▶ [Information supplied]:
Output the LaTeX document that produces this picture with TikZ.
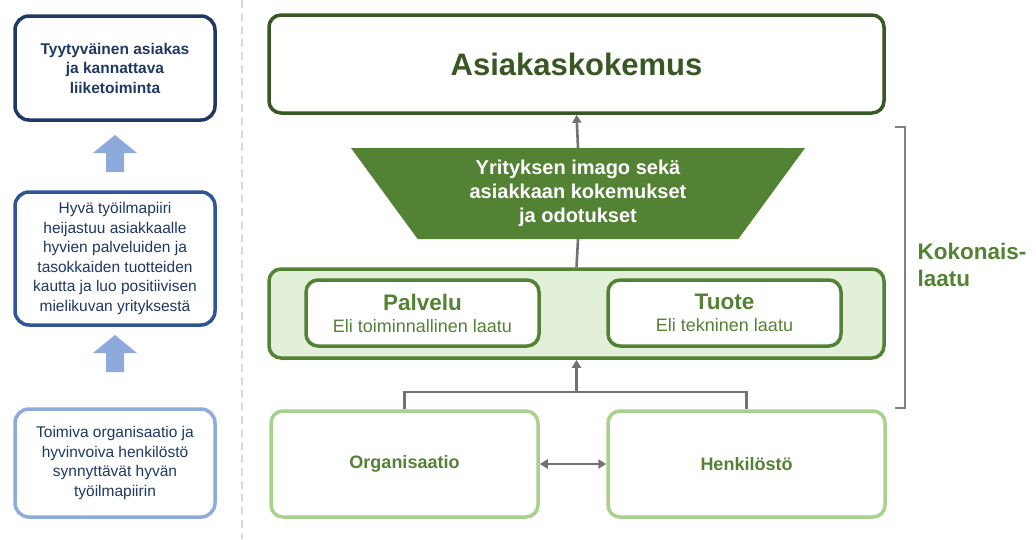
\documentclass[tikz,border=0pt]{standalone}
\usepackage{fontspec}
\setmainfont{Liberation Sans}
\usetikzlibrary{arrows.meta,calc,shapes.geometric,positioning}
\definecolor{navy}{HTML}{1F3864}
\definecolor{midblue}{HTML}{2F5597}
\definecolor{paleblue}{HTML}{8FAADC}
\definecolor{arrowblue}{HTML}{8EA9DB}
\definecolor{darkgreen}{HTML}{385723}
\definecolor{leafgreen}{HTML}{548235}
\definecolor{mintfill}{HTML}{E2F0D9}
\definecolor{palegreen}{HTML}{A9D18E}
\definecolor{connGray}{HTML}{767171}
\definecolor{sepGray}{HTML}{D9D9D9}
\tikzset{
	left box/.style={draw, fill=white, rounded corners=14pt, line width=3.5pt, minimum width=200pt, align=center, text=navy, font=\fontsize{15.5}{19.5}\selectfont},
	green box/.style={draw=leafgreen, fill=white, rounded corners=12pt, line width=3.5pt, align=center, text=leafgreen},
	conn/.style={draw=connGray, line width=2.6pt, arrows={-Triangle[length=8pt, width=9pt]}},
	up block/.style={fill=arrowblue}
}

\begin{document}
\begin{tikzpicture}[x=1pt, y=-1pt]
	\useasboundingbox (0,0) rectangle (1036,539);
	
	\draw[sepGray, line width=2.5pt, dash pattern=on 8pt off 5pt] (242,0) -- (242,539);
	
	\node[left box, draw=navy, minimum height=104pt, font=\fontsize{15.5}{19.5}\selectfont\bfseries] (tyyt) at (115,68) {Tyytyväinen asiakas\\ja kannattava\\liiketoiminta};
	\node[left box, draw=midblue, minimum height=133pt] (hyva) at (115,258.5) {Hyvä työilmapiiri\\heijastuu asiakkaalle\\hyvien palveluiden ja\\tasokkaiden tuotteiden\\kautta ja luo positiivisen\\mielikuvan yrityksestä};
	\node[left box, draw=paleblue, minimum height=108pt] (toimiva) at (115,463) {Toimiva organisaatio ja\\hyvinvoiva henkilöstö\\synnyttävät hyvän\\työilmapiirin};
	
	\foreach \y in {153.5, 353.5} {
		\fill[up block] (115,\y-18.5) -- ++(22,18) -- ++(-13,0) -- ++(0,19) -- ++(-18,0) -- ++(0,-19) -- ++(-13,0) -- cycle;
	}
	
	\node[green box, draw=darkgreen, text=darkgreen, minimum width=615pt, minimum height=98pt, font=\fontsize{31}{36}\selectfont\bfseries] (asiak) at (576.5,64) {Asiakaskokemus};
	
	\node[trapezium, trapezium left angle=45, trapezium right angle=45, shape border rotate=180, trapezium stretches body, minimum width=454pt, minimum height=91pt, inner sep=0pt, fill=leafgreen, text=white, align=center, font=\fontsize{20}{24}\selectfont\bfseries] (imago) at (578,193.5) {Yrityksen imago sekä\\asiakkaan kokemukset\\ja odotukset};
	
	\node[green box, fill=mintfill, minimum width=615pt, minimum height=89pt] (koko) at (576.5,313.5) {};
	\node[green box, minimum width=233pt, minimum height=66pt, font=\fontsize{18}{21}\selectfont] (palvelu) at (422.5,313) {{\fontsize{22.5}{21}\selectfont\bfseries Palvelu}\\[1pt]Eli toiminnallinen laatu};
	\node[green box, minimum width=233pt, minimum height=66pt, font=\fontsize{18}{21}\selectfont] (tuote) at (724.5,313) {{\fontsize{22.5}{21}\selectfont\bfseries Tuote}\\[1pt]Eli tekninen laatu};
	
	\node[green box, draw=palegreen, minimum width=267pt, minimum height=106pt, font=\fontsize{18}{21}\selectfont\bfseries] (org) at (404.5,464) {Organisaatio};
	\node[green box, draw=palegreen, minimum width=277pt, minimum height=106pt, font=\fontsize{18}{21}\selectfont\bfseries] (henk) at (746.5,464) {Henkilöstö};
	
	\draw[conn] (imago.north) -- (asiak.south);
	\draw[conn, arrows=-] (imago.south) -- (koko.north);
	\coordinate (split) at (576.5,392);
	\draw[conn, arrows=-] (org.north) |- (split) -| (henk.north);
	\draw[conn] (split) -- (koko.south);
	\draw[conn, arrows={Triangle[length=8pt, width=9pt]-Triangle[length=8pt, width=9pt]}] (org) -- (henk);
	
	\draw[gray, line width=2pt] (895,127) -- (905,127) -- (905,408) -- (895,408);
	\node[anchor=west, align=left, text=leafgreen, font=\fontsize{22.5}{27}\selectfont\bfseries] (kok) at (914,265) {Kokonais-\\laatu};
\end{tikzpicture}
\end{document}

▶ [Problem details]: From the first line above through the line containing "(242,0) -- (242,539);", copy everything exactly, without the pictures.

▶ [Exercise answer]:
Output the LaTeX document that produces this picture with TikZ.
\documentclass[tikz,border=0pt]{standalone}
\usepackage{fontspec}
\setmainfont{Liberation Sans}
\usetikzlibrary{arrows.meta,calc,shapes.geometric,positioning}
\definecolor{navy}{HTML}{1F3864}
\definecolor{midblue}{HTML}{2F5597}
\definecolor{paleblue}{HTML}{8FAADC}
\definecolor{arrowblue}{HTML}{8EA9DB}
\definecolor{darkgreen}{HTML}{385723}
\definecolor{leafgreen}{HTML}{548235}
\definecolor{mintfill}{HTML}{E2F0D9}
\definecolor{palegreen}{HTML}{A9D18E}
\definecolor{connGray}{HTML}{767171}
\definecolor{sepGray}{HTML}{D9D9D9}
\tikzset{
	left box/.style={draw, fill=white, rounded corners=14pt, line width=3.5pt, minimum width=200pt, align=center, text=navy, font=\fontsize{15.5}{19.5}\selectfont},
	green box/.style={draw=leafgreen, fill=white, rounded corners=12pt, line width=3.5pt, align=center, text=leafgreen},
	conn/.style={draw=connGray, line width=2.6pt, arrows={-Triangle[length=8pt, width=9pt]}},
	up block/.style={fill=arrowblue}
}

\begin{document}
\begin{tikzpicture}[x=1pt, y=-1pt]
	\useasboundingbox (0,0) rectangle (1036,539);
	
	\draw[sepGray, line width=2.5pt, dash pattern=on 8pt off 5pt] (242,0) -- (242,539);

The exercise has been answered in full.